Rows from a dataset of charts and code:
---+---

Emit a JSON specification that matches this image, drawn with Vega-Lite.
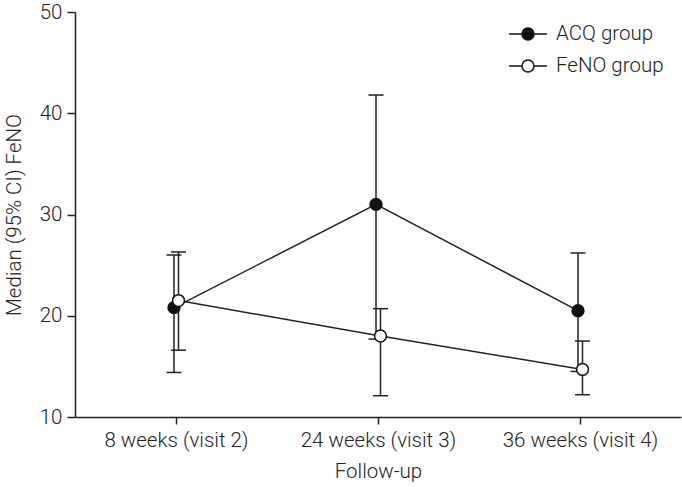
{
  "$schema": "https://vega.github.io/schema/vega-lite/v6.json",
  "width": 606,
  "height": 405,
  "autosize": {"type": "none"},
  "padding": {"left": 75, "top": 12, "right": 1, "bottom": 70},
  "background": "white",
  "config": {
    "view": {"stroke": null},
    "font": "Roboto",
    "axis": {"labelFont": "Roboto", "titleFont": "Roboto", "labelColor": "#222", "titleColor": "#222", "domainColor": "#222", "tickColor": "#222", "grid": false, "titleFontWeight": 300, "labelFontWeight": 300}
  },
  "data": {
    "values": [
      {"visit": "8 weeks (visit 2)", "group": "ACQ group", "median": 20.8, "lo": 14.4, "hi": 26.0},
      {"visit": "24 weeks (visit 3)", "group": "ACQ group", "median": 31.0, "lo": 17.7, "hi": 41.8},
      {"visit": "36 weeks (visit 4)", "group": "ACQ group", "median": 20.5, "lo": 14.5, "hi": 26.2},
      {"visit": "8 weeks (visit 2)", "group": "FeNO group", "median": 21.5, "lo": 16.6, "hi": 26.3},
      {"visit": "24 weeks (visit 3)", "group": "FeNO group", "median": 18.0, "lo": 12.1, "hi": 20.7},
      {"visit": "36 weeks (visit 4)", "group": "FeNO group", "median": 14.7, "lo": 12.2, "hi": 17.5}
    ]
  },
  "encoding": {
    "x": {
      "field": "visit", "type": "ordinal",
      "sort": ["8 weeks (visit 2)", "24 weeks (visit 3)", "36 weeks (visit 4)"],
      "scale": {"type": "point", "padding": 0.5},
      "axis": {"title": "Follow-up", "labelAngle": 0, "labelFontSize": 20.5, "titleFontSize": 20.5, "tickSize": 7, "labelPadding": 6, "titlePadding": 11, "domainWidth": 1.5, "tickWidth": 1.5}
    }
  },
  "layer": [
    {
      "mark": {"type": "rule", "stroke": "#222", "strokeWidth": 1.5, "xOffset": {"expr": "datum.group === 'ACQ group' ? -2 : 2.5"}},
      "encoding": {
        "y": {"field": "lo", "type": "quantitative", "scale": {"domain": [10, 50]},
          "axis": {"title": "Median (95% CI) FeNO", "values": [10, 20, 30, 40, 50], "labelFontSize": 20.5, "titleFontSize": 20.5, "tickSize": 8, "labelPadding": 5, "titlePadding": 15, "domainWidth": 1.5, "tickWidth": 1.5}},
        "y2": {"field": "hi"}
      }
    },
    {
      "mark": {"type": "tick", "color": "#222", "size": 15, "thickness": 1.5, "opacity": 1, "xOffset": {"expr": "datum.group === 'ACQ group' ? -2 : 2.5"}},
      "encoding": {"y": {"field": "lo", "type": "quantitative"}}
    },
    {
      "mark": {"type": "tick", "color": "#222", "size": 15, "thickness": 1.5, "opacity": 1, "xOffset": {"expr": "datum.group === 'ACQ group' ? -2 : 2.5"}},
      "encoding": {"y": {"field": "hi", "type": "quantitative"}}
    },
    {
      "mark": {"type": "line", "stroke": "#222", "strokeWidth": 1.5, "xOffset": {"expr": "datum.group === 'ACQ group' ? -2 : 2.5"}},
      "encoding": {
        "y": {"field": "median", "type": "quantitative"},
        "detail": {"field": "group"}
      }
    },
    {
      "mark": {"type": "point", "shape": "circle", "filled": false, "stroke": "#111", "strokeWidth": 1.5, "size": 140, "opacity": 1, "xOffset": {"expr": "datum.group === 'ACQ group' ? -2 : 2.5"}},
      "encoding": {
        "y": {"field": "median", "type": "quantitative"},
        "fill": {
          "field": "group", "type": "nominal",
          "scale": {"domain": ["ACQ group", "FeNO group"], "range": ["#111111", "#ffffff"]},
          "legend": {
            "title": null,
            "orient": "none",
            "legendX": 440,
            "legendY": 9,
            "padding": 0,
            "symbolType": "M-1.58,0H-0.5M0.5,0A0.5,0.5 0 1,1 -0.5,0A0.5,0.5 0 1,1 0.5,0ZM0.5,0H1.58",
            "symbolSize": 576,
            "symbolStrokeColor": "#111",
            "symbolStrokeWidth": 1.5,
            "symbolOpacity": 1,
            "labelFontSize": 20.5,
            "labelFontWeight": 300,
            "labelFont": "Roboto",
            "labelColor": "#222",
            "labelOffset": 15,
            "rowPadding": 8
          }
        }
      }
    }
  ]
}
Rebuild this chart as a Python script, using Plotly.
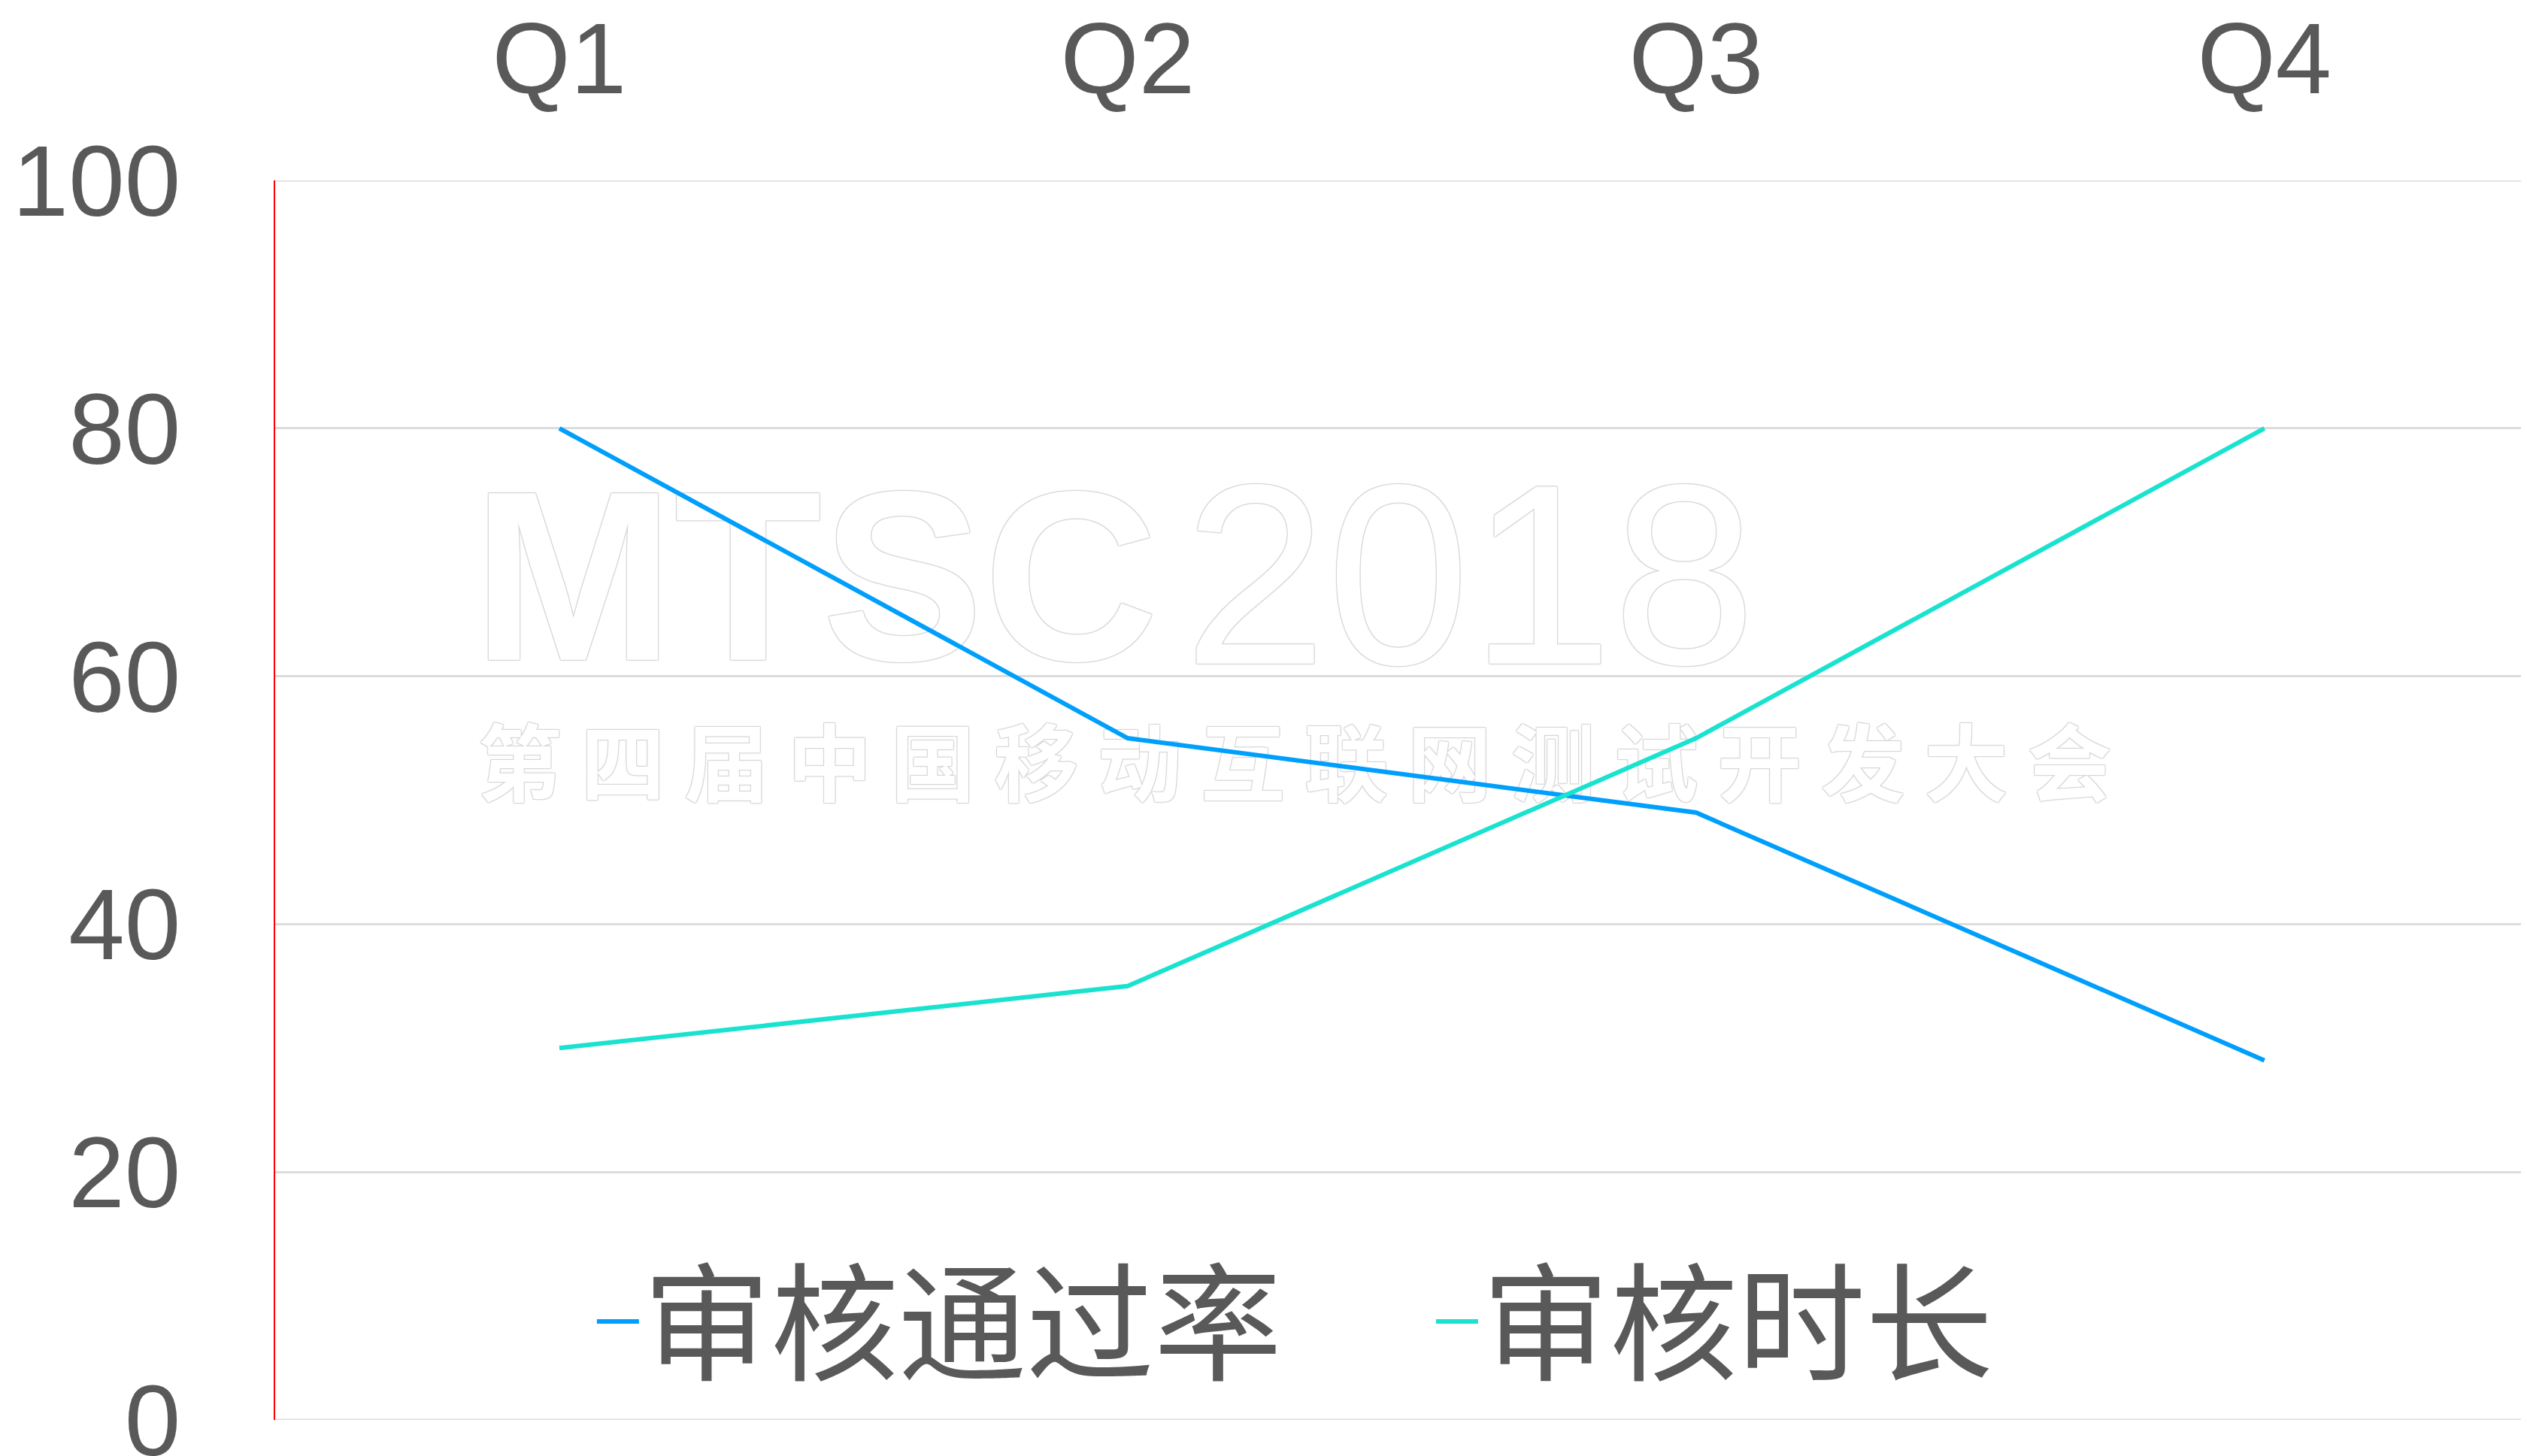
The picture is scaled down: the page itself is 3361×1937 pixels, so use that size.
import plotly.graph_objects as go

categories = ["Q1", "Q2", "Q3", "Q4"]
pass_rate = [80, 55, 49, 29]
review_time = [30, 35, 55, 80]
series_names = ["审核通过率", "审核时长"]
y_ticks = [0, 20, 40, 60, 80, 100]

BLUE = "#009ffb"
TEAL = "#19e2cf"
GREY = "#595959"
GRID = "#dcdcdc"

fig = go.Figure()

# faint watermark on a hidden 0..1 helper subplot (drawn beneath the data lines)
wm_shadow = "1px 1px 1px #d6d6d6, -1px -1px 1px #d6d6d6, 1px -1px 1px #d6d6d6, -1px 1px 1px #d6d6d6"
fig.add_trace(go.Scatter(
    x=[0.2399], y=[0.662], mode="text", text=["MTSC"],
    textfont=dict(family="Liberation Sans", size=322, color="white", weight="bold", shadow=wm_shadow),
    hoverinfo="skip", showlegend=False, xaxis="x", yaxis="y"))
fig.add_trace(go.Scatter(
    x=[0.5305], y=[0.662], mode="text", text=["2018"],
    textfont=dict(family="Liberation Sans", size=342, color="white", weight="normal", shadow=wm_shadow),
    hoverinfo="skip", showlegend=False, xaxis="x", yaxis="y"))
fig.add_trace(go.Scatter(
    x=[0.4527], y=[0.521], mode="text", text=[" ".join("第四届中国移动互联网测试开发大会")],
    textfont=dict(family="Noto Sans CJK SC", size=112, color="white", weight="bold", shadow=wm_shadow),
    hoverinfo="skip", showlegend=False, xaxis="x", yaxis="y"))

fig.add_trace(go.Scatter(x=categories, y=pass_rate, mode="lines", name=series_names[0],
                         line=dict(color=BLUE, width=6), xaxis="x2", yaxis="y2"))
fig.add_trace(go.Scatter(x=categories, y=review_time, mode="lines", name=series_names[1],
                         line=dict(color=TEAL, width=6), xaxis="x2", yaxis="y2"))

# boundary grid lines at 0 and 100
for v in (y_ticks[0], y_ticks[-1]):
    fig.add_shape(type="line", xref="paper", x0=0, x1=1, yref="y2", y0=v, y1=v,
                  line=dict(color=GRID, width=3), layer="below")

fig.update_layout(
    width=3353, height=1929,
    margin=dict(l=358, r=0, t=232, b=48, autoexpand=False),
    paper_bgcolor="white", plot_bgcolor="white",
    showlegend=True,
    legend=dict(orientation="h", x=0.1412, xanchor="left", y=0.0795, yanchor="middle",
                font=dict(family="Noto Sans CJK SC", size=170, color=GREY),
                bgcolor="rgba(0,0,0,0)", entrywidth=1045, entrywidthmode="pixels",
                itemwidth=56),
    xaxis=dict(range=[0, 1], visible=False, fixedrange=True),
    yaxis=dict(range=[0, 1], visible=False, fixedrange=True),
    xaxis2=dict(overlaying="x", anchor="y2", side="top", type="category", range=[-0.5, 3.462],
                showgrid=False, zeroline=False, showline=False, automargin=False,
                ticks="", tickfont=dict(family="Liberation Sans", size=134, color=GREY),
                ticklabelstandoff=88, ticklabeloverflow="allow"),
    yaxis2=dict(overlaying="y", anchor="x2", side="left", range=[0, 100], tickvals=y_ticks,
                showgrid=True, gridcolor=GRID, gridwidth=3, automargin=False,
                zeroline=False, showline=True, linecolor="red", linewidth=2, ticks="",
                tickfont=dict(family="Liberation Sans", size=134, color=GREY),
                ticklabelstandoff=97, ticklabeloverflow="allow"),
)

fig.write_html("out.html")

---+---

Set task: In the listing above, locate the line containing "The picture is" and the line containing "y_ticks = [0, 20, 40, 60, 80, 100]". Extract those two lines and every line between them, exactly as written, and only those.

Final result:
The picture is scaled down: the page itself is 3361×1937 pixels, so use that size.
import plotly.graph_objects as go

categories = ["Q1", "Q2", "Q3", "Q4"]
pass_rate = [80, 55, 49, 29]
review_time = [30, 35, 55, 80]
series_names = ["审核通过率", "审核时长"]
y_ticks = [0, 20, 40, 60, 80, 100]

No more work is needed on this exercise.